◆ **EXERCISE REQUIREMENTS**
Read the data and repeat it in full, exactly.

____________

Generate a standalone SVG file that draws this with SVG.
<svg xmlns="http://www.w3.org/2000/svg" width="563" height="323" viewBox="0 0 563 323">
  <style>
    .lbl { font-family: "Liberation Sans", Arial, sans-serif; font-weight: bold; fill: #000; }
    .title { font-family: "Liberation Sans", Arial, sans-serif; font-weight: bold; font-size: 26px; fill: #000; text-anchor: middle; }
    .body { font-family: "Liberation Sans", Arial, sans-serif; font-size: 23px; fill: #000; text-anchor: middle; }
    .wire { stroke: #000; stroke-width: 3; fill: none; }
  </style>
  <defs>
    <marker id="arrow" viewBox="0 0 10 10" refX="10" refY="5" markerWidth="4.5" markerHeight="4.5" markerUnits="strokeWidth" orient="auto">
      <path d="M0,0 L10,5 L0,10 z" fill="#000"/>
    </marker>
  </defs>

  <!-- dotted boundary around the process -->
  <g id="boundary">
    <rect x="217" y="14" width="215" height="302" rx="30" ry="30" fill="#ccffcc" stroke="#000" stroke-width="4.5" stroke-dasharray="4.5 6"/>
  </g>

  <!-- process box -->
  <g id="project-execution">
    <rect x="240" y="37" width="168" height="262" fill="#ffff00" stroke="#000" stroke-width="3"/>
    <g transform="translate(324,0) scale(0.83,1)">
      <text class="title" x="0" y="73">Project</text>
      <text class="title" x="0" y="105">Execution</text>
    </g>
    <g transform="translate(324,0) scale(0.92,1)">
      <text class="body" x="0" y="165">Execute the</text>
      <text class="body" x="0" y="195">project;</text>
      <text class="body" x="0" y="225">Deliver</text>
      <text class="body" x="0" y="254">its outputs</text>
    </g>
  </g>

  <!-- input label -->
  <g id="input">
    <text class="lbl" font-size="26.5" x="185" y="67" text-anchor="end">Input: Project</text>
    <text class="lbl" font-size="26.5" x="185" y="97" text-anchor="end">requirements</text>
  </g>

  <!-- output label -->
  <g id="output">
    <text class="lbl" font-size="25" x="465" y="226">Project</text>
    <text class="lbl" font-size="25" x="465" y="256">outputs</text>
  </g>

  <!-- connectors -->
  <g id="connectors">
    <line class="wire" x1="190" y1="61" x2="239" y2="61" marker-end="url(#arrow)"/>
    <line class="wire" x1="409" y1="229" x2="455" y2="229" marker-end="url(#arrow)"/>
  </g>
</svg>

____________

◆ **SOLUTION TO THIS TASK**
Generate a standalone SVG file that draws this with SVG.
<svg xmlns="http://www.w3.org/2000/svg" width="563" height="323" viewBox="0 0 563 323">
  <style>
    .lbl { font-family: "Liberation Sans", Arial, sans-serif; font-weight: bold; fill: #000; }
    .title { font-family: "Liberation Sans", Arial, sans-serif; font-weight: bold; font-size: 26px; fill: #000; text-anchor: middle; }
    .body { font-family: "Liberation Sans", Arial, sans-serif; font-size: 23px; fill: #000; text-anchor: middle; }
    .wire { stroke: #000; stroke-width: 3; fill: none; }
  </style>
  <defs>
    <marker id="arrow" viewBox="0 0 10 10" refX="10" refY="5" markerWidth="4.5" markerHeight="4.5" markerUnits="strokeWidth" orient="auto">
      <path d="M0,0 L10,5 L0,10 z" fill="#000"/>
    </marker>
  </defs>

  <!-- dotted boundary around the process -->
  <g id="boundary">
    <rect x="217" y="14" width="215" height="302" rx="30" ry="30" fill="#ccffcc" stroke="#000" stroke-width="4.5" stroke-dasharray="4.5 6"/>
  </g>

  <!-- process box -->
  <g id="project-execution">
    <rect x="240" y="37" width="168" height="262" fill="#ffff00" stroke="#000" stroke-width="3"/>
    <g transform="translate(324,0) scale(0.83,1)">
      <text class="title" x="0" y="73">Project</text>
      <text class="title" x="0" y="105">Execution</text>
    </g>
    <g transform="translate(324,0) scale(0.92,1)">
      <text class="body" x="0" y="165">Execute the</text>
      <text class="body" x="0" y="195">project;</text>
      <text class="body" x="0" y="225">Deliver</text>
      <text class="body" x="0" y="254">its outputs</text>
    </g>
  </g>

  <!-- input label -->
  <g id="input">
    <text class="lbl" font-size="26.5" x="185" y="67" text-anchor="end">Input: Project</text>
    <text class="lbl" font-size="26.5" x="185" y="97" text-anchor="end">requirements</text>
  </g>

  <!-- output label -->
  <g id="output">
    <text class="lbl" font-size="25" x="465" y="226">Project</text>
    <text class="lbl" font-size="25" x="465" y="256">outputs</text>
  </g>

  <!-- connectors -->
  <g id="connectors">
    <line class="wire" x1="190" y1="61" x2="239" y2="61" marker-end="url(#arrow)"/>
    <line class="wire" x1="409" y1="229" x2="455" y2="229" marker-end="url(#arrow)"/>
  </g>
</svg>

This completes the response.